On Mon, Jul 19, 2010 at 4:15 PM, Almar Klein <almar.kl...@gmail.com> wrote:
> Thanks for the quick and clear answers so far. I have two more questions:

You're welcome.

>> >> > I want to distribute an application written in python 3.1 that uses
>> >> > the
>> >> > PyQt4 widget toolkit. I'd like to make the app available to as many
>> >> > people
>> >> > as possible (in binary form). I've gotten it to freeze on both
>> >> > windows
>> >> > and
>> >> > linux (I don't own a mac). In my experience the windows-frozen apps
>> >> > always
>> >> > work on windows machines, but I've no clue how well this works in
>> >> > Linux.
>> >> > Will the binaries work on *any* Linux distribution?

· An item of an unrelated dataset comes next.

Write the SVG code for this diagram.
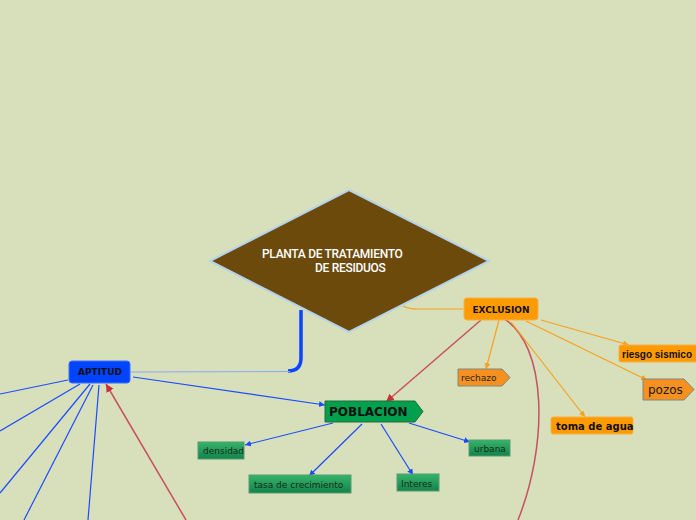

Or only on Debian
>> >> > derived Linuxes (I'm running Linux Mint myself)?
>> >>
>> >> On Linux the main issue is glibc which you need to make sure is "as
>> >> old as possible" in order to cover most of the distributions out
>> >> there. Glibc is backwards compatible but not forwards compatible so
>> >> you need to act accordingly. I generally use CentOS 5.x as that is
>> >> fairly old and covers most of the distributions in the past few years.
>> >
>> > So you mean I'd best build the binaries on an old OS? And does this
>> > depend
>> > on how much "exotic low level stuff" I use in my application, or only
>> > how
>> > new the version is that is on my system?
>>
>> The main issue is glibc. Whatever version you are using everyone else
>> who will use your package needs to use that version of glibc or a more
>> recent one. Everything links to that library so everything stands or
>> falls on what version you happen to have installed. Since that package
>> is regularly being improved new distributions generally include newer
>> versions of glibc, too.
>
> Ok, fair enough. Would it also be possible to (temporarily) install an old
> version of glibc on my current system?

Maybe. But I wouldn't do that personally. A virtual machine is far
less likely to cause problems. :-)

> You said you use CentOS 5.x since it is fairly old. If I check the website
> v5.5 is from may 2010, which I don't consider old. All versions below 5.4
> are not available anymore (at least not on the mirror that I checked). Do
> you recon that the 5.5 iso old enough or should I download CentOS 4.x?

Well, CentOS 5.5 still uses the old version of glibc so even though it
was recently released it is still "old". :-) Red Hat is about to
release version 6 which will use a newer version of glibc. I don't
think version 4 is worth worrying about -- that's WAY too old!